News

BGF Leader Sentenced To Over 10 Years In Prison In Baltimore Jail Racketeering Conspiracy

Directed Correctional Officers to Smuggle Contraband into Baltimore Correctional Facility,
and Had Sex with Two Correctional Officers

FOR IMMEDIATE RELEASE
July 23, 2014

 

Baltimore, Maryland – U.S. District Judge Ellen L. Hollander sentenced Jamar Anderson, age 24, of Baltimore, today to 121 months in prison followed by three years of supervised release for participating in a racketeering conspiracy that included the smuggling of drugs and contraband inside the Baltimore City Detention Center (BCDC). Judge Hollander ordered that 60 months of his federal sentence will be served consecutive to the state murder sentence that he is currently serving.

The sentence was announced by United States Attorney for the District of Maryland Rod J. Rosenstein; Special Agent in Charge Stephen E. Vogt of the Federal Bureau of Investigation; Secretary Gregg Hershberger of the Maryland Department of Public Safety and Correctional Services; Baltimore Police Commissioner Anthony W. Batts; and Baltimore City State’s Attorney Gregg L. Bernstein.

This case was developed as a result of the efforts of the Maryland Prison Task Force, formed in 2011 with the Maryland Department of Public Safety and Correctional Services, local, state and federal law enforcement agencies, and prosecutors. The Task Force has met regularly for over three years, generating recommendations to reform prison procedures and producing leads that have been pursued by state, local and federal criminal investigators. The investigation is continuing.

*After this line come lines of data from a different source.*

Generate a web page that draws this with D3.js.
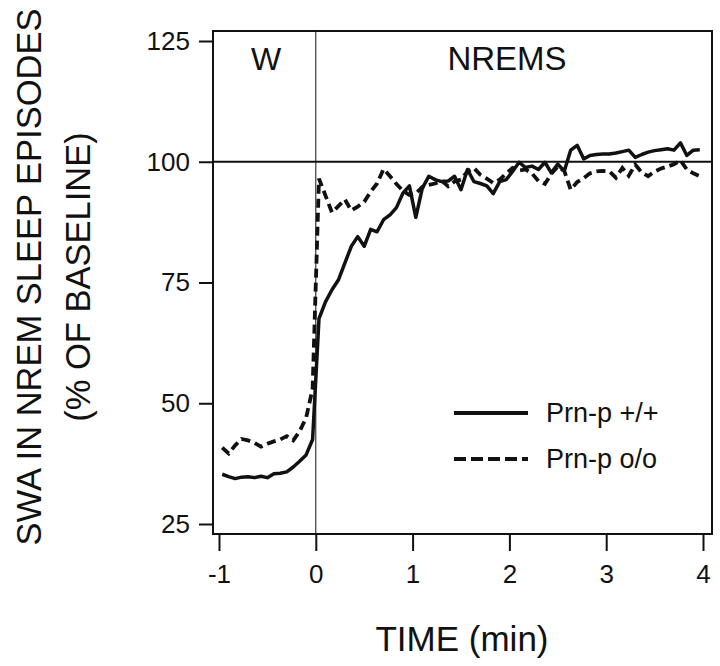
<!DOCTYPE html>
<html>
<head>
<meta charset="utf-8">
<script src="https://cdn.jsdelivr.net/npm/d3@7"></script>
<style>
  html, body { margin: 0; padding: 0; background: #fff; }
  svg text { font-family: "Liberation Sans", Arial, Helvetica, sans-serif; fill: #111; }
</style>
</head>
<body>
<svg id="chart" width="720" height="666"></svg>
<script>
// ---- data, 4-s bins ----
const timePre = [-0.967, -0.9, -0.833, -0.767, -0.7, -0.633, -0.567, -0.5, -0.433, -0.367, -0.3, -0.233, -0.167, -0.1, -0.033];
const timePost = [0.033, 0.1, 0.167, 0.233, 0.3, 0.367, 0.433, 0.5, 0.567, 0.633, 0.7, 0.767, 0.833, 0.9, 0.967,
  1.033, 1.1, 1.167, 1.233, 1.3, 1.367, 1.433, 1.5, 1.567, 1.633, 1.7, 1.767, 1.833, 1.9, 1.967,
  2.033, 2.1, 2.167, 2.233, 2.3, 2.367, 2.433, 2.5, 2.567, 2.633, 2.7, 2.767, 2.833, 2.9, 2.967,
  3.033, 3.1, 3.167, 3.233, 3.3, 3.367, 3.433, 3.5, 3.567, 3.633, 3.7, 3.767, 3.833, 3.9, 3.967];

const wildPre = [35.3, 34.8, 34.4, 34.7, 34.8, 34.6, 34.9, 34.6, 35.4, 35.5, 35.8, 36.8, 38.0, 39.3, 42.5];
const wildPost = [67.5, 71, 73.5, 75.5, 79, 82.5, 84.5, 82.5, 86, 85.5, 88, 89, 90.5, 93.5, 95,
  88.5, 94.5, 97, 96.3, 95.9, 96, 97, 94.2, 98.4, 95.9, 95.5, 95, 93.4, 95.9, 96.3,
  98, 99.9, 98.8, 99.1, 98.4, 99.9, 97.7, 99.5, 98.1, 102.4, 103.4, 100.6, 101.3, 101.5, 101.6,
  101.6, 101.8, 102.1, 102.4, 100.9, 101.5, 102, 102.3, 102.5, 102.7, 102.4, 103.9, 101.3, 102.4, 102.5];

const nullPre = [40.8, 39.6, 41.3, 42.6, 42.3, 41.8, 41.0, 41.6, 42.1, 42.5, 43.2, 42.3, 44.2, 47.0, 53.0];
const nullPost = [96.5, 93, 89.5, 90.8, 92.2, 89.9, 90.7, 91.7, 93.8, 95.5, 98.5, 97, 95.4, 94, 93.1,
  93.4, 94.8, 95.2, 95.5, 96.1, 94.9, 95.9, 96.3, 98, 98.7, 97.3, 96.5, 95.6, 96.3, 97.6,
  98.7, 98.2, 98.4, 97.6, 96, 95.4, 97.5, 99, 98.1, 94.2, 95.8, 96.6, 97.6, 98, 98.1,
  98, 96.7, 98.7, 97.1, 99.4, 97.8, 97, 98, 98.6, 99, 99.5, 100.3, 98.4, 97.6, 97];

const seriesNames = ["Prn-p +/+", "Prn-p o/o"];
const xTicks = [-1, 0, 1, 2, 3, 4];
const yTicks = [25, 50, 75, 100, 125];
const stateLabels = ["W", "NREMS"];
const xTitle = "TIME (min)";
const yTitle1 = "SWA IN NREM SLEEP EPISODES";
const yTitle2 = "(% OF BASELINE)";

// ---- layout ----
const box = { left: 213, right: 712, top: 31, bottom: 534 };
const svg = d3.select("#chart");

const x = d3.scaleLinear().domain([-1, 4]).range([219, 703]);
const y = d3.scaleLinear().domain([25, 125]).range([524, 41]);

const times = timePre.concat(timePost);
const wild = wildPre.concat(wildPost);
const nul = nullPre.concat(nullPost);
const wildData = times.map((t, i) => [t, wild[i]]);
const nullData = times.map((t, i) => [t, nul[i]]);

const ink = "#111";
const fontFam = "'Liberation Sans', Arial, sans-serif";

// frame
svg.append("rect")
  .attr("x", box.left).attr("y", box.top)
  .attr("width", box.right - box.left).attr("height", box.bottom - box.top)
  .attr("fill", "none").attr("stroke", ink).attr("stroke-width", 2);

// reference lines
svg.append("line")
  .attr("x1", box.left).attr("x2", box.right)
  .attr("y1", y(100)).attr("y2", y(100))
  .attr("stroke", ink).attr("stroke-width", 1.8);
svg.append("line")
  .attr("x1", x(0)).attr("x2", x(0))
  .attr("y1", box.top).attr("y2", box.bottom)
  .attr("stroke", ink).attr("stroke-width", 1);

// y axis
const yAxis = d3.axisLeft(y).tickValues(yTicks).tickSize(14).tickPadding(9).tickFormat(d => String(d));
const gy = svg.append("g").attr("transform", `translate(${box.left},0)`).call(yAxis);
gy.select(".domain").remove();
gy.selectAll(".tick line").attr("stroke", ink).attr("stroke-width", 2);
gy.selectAll(".tick text").attr("font-size", 26).attr("fill", ink).style("font-family", fontFam);

// x axis
const xAxis = d3.axisBottom(x).tickValues(xTicks).tickSize(17).tickPadding(14).tickFormat(d => String(d));
const gx = svg.append("g").attr("transform", `translate(0,${box.bottom})`).call(xAxis);
gx.select(".domain").remove();
gx.selectAll(".tick line").attr("stroke", ink).attr("stroke-width", 2);
gx.selectAll(".tick text").attr("font-size", 26).attr("fill", ink).style("font-family", fontFam);

// axis titles
svg.append("text").attr("x", 462).attr("y", 651)
  .attr("text-anchor", "middle").attr("font-size", 35).text(xTitle);
svg.append("text")
  .attr("transform", "translate(41,277) rotate(-90)")
  .attr("text-anchor", "middle").attr("font-size", 34.5).text(yTitle1);
svg.append("text")
  .attr("transform", "translate(90,277) rotate(-90)")
  .attr("text-anchor", "middle").attr("font-size", 34.5).text(yTitle2);

// state labels
svg.append("text").attr("x", 266).attr("y", 70)
  .attr("text-anchor", "middle").attr("font-size", 32).text(stateLabels[0]);
svg.append("text").attr("x", 507).attr("y", 70)
  .attr("text-anchor", "middle").attr("font-size", 33).text(stateLabels[1]);

// lines
const line = d3.line().x(d => x(d[0])).y(d => y(d[1]));
svg.append("path").datum(wildData).attr("d", line)
  .attr("fill", "none").attr("stroke", ink).attr("stroke-width", 3.5)
  .attr("stroke-linejoin", "round");
svg.append("path").datum(nullData).attr("d", line)
  .attr("fill", "none").attr("stroke", ink).attr("stroke-width", 3.8)
  .attr("stroke-dasharray", "9,5");

// legend
const lg = svg.append("g");
const legendRows = [{ name: seriesNames[0], dash: null, yy: 413 }, { name: seriesNames[1], dash: "12,5", yy: 459 }];
legendRows.forEach(r => {
  lg.append("line").attr("x1", 454).attr("x2", 528).attr("y1", r.yy).attr("y2", r.yy)
    .attr("stroke", ink).attr("stroke-width", 4)
    .attr("stroke-dasharray", r.dash);
  lg.append("text").attr("x", 546).attr("y", r.yy + 9).attr("font-size", 27).text(r.name);
});
</script>
</body>
</html>
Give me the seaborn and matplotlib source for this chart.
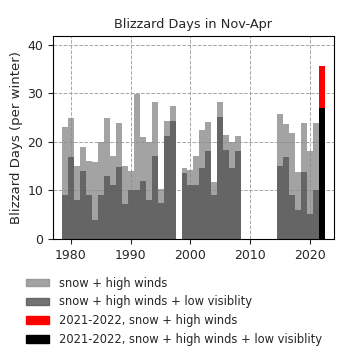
import matplotlib
matplotlib.use("Agg")
import matplotlib.pyplot as plt
import seaborn as sns
import pandas as pd
from matplotlib.patches import Patch

# ---- data ----
years = [1979, 1980, 1981, 1982, 1983, 1984, 1985, 1986, 1987, 1988,
         1989, 1990, 1991, 1992, 1993, 1994, 1995, 1996, 1997,
         1999, 2000, 2001, 2002, 2003, 2004, 2005, 2006, 2007, 2008,
         2015, 2016, 2017, 2018, 2019, 2020, 2021]
snow_wind = [23.0, 24.8, 15.0, 19.0, 16.0, 15.8, 20.0, 24.8, 17.0, 23.8,
             15.0, 14.0, 29.8, 20.9, 20.0, 28.2, 10.3, 24.3, 27.4,
             14.5, 14.2, 17.0, 22.4, 24.1, 11.8, 28.1, 21.5, 20.0, 21.1,
             25.8, 23.7, 21.8, 13.8, 23.8, 18.1, 23.8]
snow_wind_lowvis = [9.0, 16.9, 8.0, 13.9, 9.0, 3.9, 9.0, 13.0, 11.1, 14.9,
                    7.1, 10.0, 10.0, 11.9, 8.0, 17.0, 7.3, 21.1, 24.3,
                    13.5, 11.1, 11.1, 14.5, 18.2, 9.0, 25.1, 18.3, 14.6, 18.1,
                    15.0, 16.9, 9.0, 6.0, 13.8, 5.1, 10.0]
recent_year = [2022]
recent_snow_wind = [35.6]
recent_snow_wind_lowvis = [27.0]

x_ticks = [1980, 1990, 2000, 2010, 2020]
y_ticks = [0, 10, 20, 30, 40]
legend_labels = ["snow + high winds",
                 "snow + high winds + low visiblity",
                 "2021-2022, snow + high winds",
                 "2021-2022, snow + high winds + low visiblity"]
title = "Blizzard Days in Nov-Apr"
ylabel = "Blizzard Days (per winter)"

# ---- style ----
sns.set_style("ticks")
plt.rcParams['font.family'] = ['DejaVu Sans']

light_c, light_a = '#8c8c8c', 0.8
dark_c, dark_a = '#5a5a5a', 0.85

df = pd.DataFrame({'year': years, 'sw': snow_wind, 'swl': snow_wind_lowvis})
df_recent = pd.DataFrame({'year': recent_year, 'sw': recent_snow_wind,
                          'swl': recent_snow_wind_lowvis})

fig = plt.figure(figsize=(3.55, 3.56), dpi=100)
ax = fig.add_axes([0.149, 0.329, 0.792, 0.570])

sns.histplot(data=df, x='year', weights='sw', discrete=True, shrink=1,
             color=light_c, alpha=light_a, linewidth=0, ax=ax)
sns.histplot(data=df, x='year', weights='swl', discrete=True, shrink=1,
             color=dark_c, alpha=dark_a, linewidth=0, ax=ax)
sns.histplot(data=df_recent, x='year', weights='sw', discrete=True, shrink=1,
             color='red', alpha=1, linewidth=0, ax=ax)
sns.histplot(data=df_recent, x='year', weights='swl', discrete=True, shrink=1,
             color='black', alpha=1, linewidth=0, ax=ax)

ax.set_xlim(1977, 2024)
ax.set_ylim(0, 41.8)
ax.set_xticks(x_ticks)
ax.set_yticks(y_ticks)
ax.tick_params(labelsize=9)
ax.grid(True, ls='--', color='0.65', lw=0.7)
ax.set_axisbelow(True)
ax.set_xlabel("")
ax.set_ylabel(ylabel, fontsize=9.5, labelpad=3)
ax.set_title(title, fontsize=9.3)
for s in ax.spines.values():
    s.set_color('black')
    s.set_linewidth(0.8)

handles = [Patch(facecolor=light_c, edgecolor=light_c, alpha=light_a, lw=1),
           Patch(facecolor=dark_c, edgecolor=dark_c, alpha=dark_a, lw=1),
           Patch(facecolor='red', edgecolor='red'),
           Patch(facecolor='black', edgecolor='black')]
fig.legend(handles, legend_labels, loc='upper left',
           bbox_to_anchor=(0.045, 0.252), frameon=False, fontsize=8.3,
           handlelength=2.0, handleheight=0.6, labelspacing=0.5,
           handletextpad=0.8)

fig.savefig("out.png", dpi=100)
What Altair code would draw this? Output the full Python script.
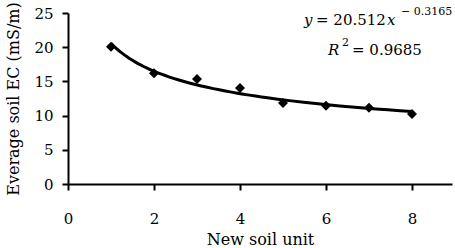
import altair as alt
import pandas as pd

units = [1, 2, 3, 4, 5, 6, 7, 8]
ec = [20.05, 16.2, 15.35, 14.05, 11.85, 11.45, 11.15, 10.25]
x_ticks = [0, 2, 4, 6, 8]
y_ticks = [0, 5, 10, 15, 20, 25]

df = pd.DataFrame({"unit": units, "ec": ec})

FONT = "'DejaVu Serif', serif"

xscale = alt.Scale(domain=[0, 8.93], nice=False, zero=True)
yscale = alt.Scale(domain=[0, 25], nice=False)

xaxis = alt.Axis(title="New soil unit", values=x_ticks, grid=False,
                 domainColor="black", domainWidth=2, tickColor="black", tickWidth=2,
                 tickSize=6, labelPadding=21, labelFontSize=15, labelFont=FONT,
                 labelOverlap=False, labelFlush=False,
                 labelColor="black", titleFont=FONT, titleFontSize=16,
                 titleFontWeight="normal", titleColor="black", titlePadding=5)
yaxis = alt.Axis(title="Everage soil EC (mS/m)", values=y_ticks, grid=False,
                 domainColor="black", domainWidth=2, tickColor="black", tickWidth=2,
                 tickSize=6, labelPadding=9, labelFontSize=15, labelFont=FONT,
                 labelOverlap=False, labelFlush=False,
                 labelColor="black", titleFont=FONT, titleFontSize=16,
                 titleFontWeight="normal", titleColor="black", titlePadding=12)

base = alt.Chart(df)

points = base.mark_point(shape="diamond", filled=True, color="black", size=100, opacity=1).encode(
    x=alt.X("unit:Q", scale=xscale, axis=xaxis),
    y=alt.Y("ec:Q", scale=yscale, axis=yaxis),
)

trend = base.transform_regression("unit", "ec", method="pow", extent=[1, 8]).mark_line(
    color="black", strokeWidth=3
).encode(x=alt.X("unit:Q", scale=xscale, axis=xaxis), y=alt.Y("ec:Q", scale=yscale, axis=yaxis))

def txt(s, x, y, size=15, style="normal"):
    return alt.Chart(pd.DataFrame({"t": [s]})).mark_text(
        font=FONT, fontSize=size, fontStyle=style, color="black", align="left", baseline="alphabetic"
    ).encode(text="t:N", x=alt.value(x), y=alt.value(y))

eq = [
    txt("y", 236, 12, style="italic"),
    txt("= 20.512", 248, 12),
    txt("x", 319, 12, style="italic"),
    txt("\u2212 0.3165", 333, 2, size=11),
    txt("R", 260, 42, style="italic"),
    txt("2", 274, 33, size=11),
    txt("= 0.9685", 284, 42),
]

chart = alt.layer(trend, points, *eq).properties(
    width=384, height=171,
    autosize=alt.AutoSizeParams(type="none"),
    padding={"left": 68, "top": 13, "right": 3, "bottom": 64},
).configure(background="white").configure_view(stroke=None)

chart.save("out.html", embed_options={"renderer": "svg", "actions": False})
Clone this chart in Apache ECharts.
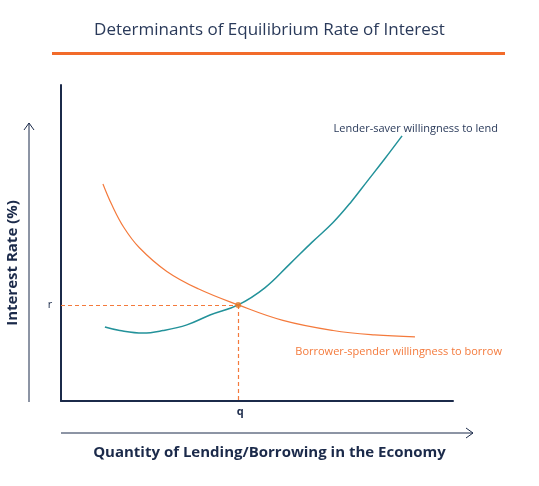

According to court documents, the Black Guerilla Family (BGF) has been the dominant gang at the BCDC, and in several connected facilities, including the Baltimore Central Booking Intake Center (BCBIC), the Women’s Detention Center, which houses many men, and in the Jail Industries Building.

According to his plea agreement, Anderson is a member of the BGF and was in pretrial custody at BCDC from 2012 to 2013. During that time, Anderson often directed correctional officers to smuggle contraband into BCDC, including cell phones, tobacco and drugs. In return, the correctional officers received payments, gifts or a share of the profits. Anderson knew many correctional officers involved in contraband trafficking, and had sexual relationships with two of them. Anderson and his closest BGF allies frequently used others to obtain contraband from outside the prison, and hold it or deliver it to correctional officers for smuggling.

Twenty-four of the 44 defendants charged in the conspiracy have pleaded guilty, including 14 correctional officers. One defendant has died. Trial is scheduled to begin November 17, 2014 for the remaining defendants.

U.S. Attorney Rosenstein recognized the efforts of the other members of the Maryland Prison Task Force, including: Colonel Marcus L. Brown, Superintendent of the Maryland State Police; Chief Mark A. Magaw of the Prince George’s County Police Department; United States Marshal Johnny Hughes; Special Agent in Charge Karl C. Colder of the Drug Enforcement Administration - Washington Field Division; Tom Carr, Director of the Washington-Baltimore High Intensity Drug Trafficking Area; and Dave Engel, Executive Director of the Maryland Coordination and Analysis Center.

United States Attorney Rod J. Rosenstein praised the FBI, Maryland Department of Public Safety and Correctional Services, Baltimore Police Department, and Maryland Prison Task Force, for their work in the investigation. Mr. Rosenstein thanked Assistant United States Attorneys Robert R. Harding and Ayn B. Ducao, who are prosecuting this Organized Crime Drug Enforcement Task Force case.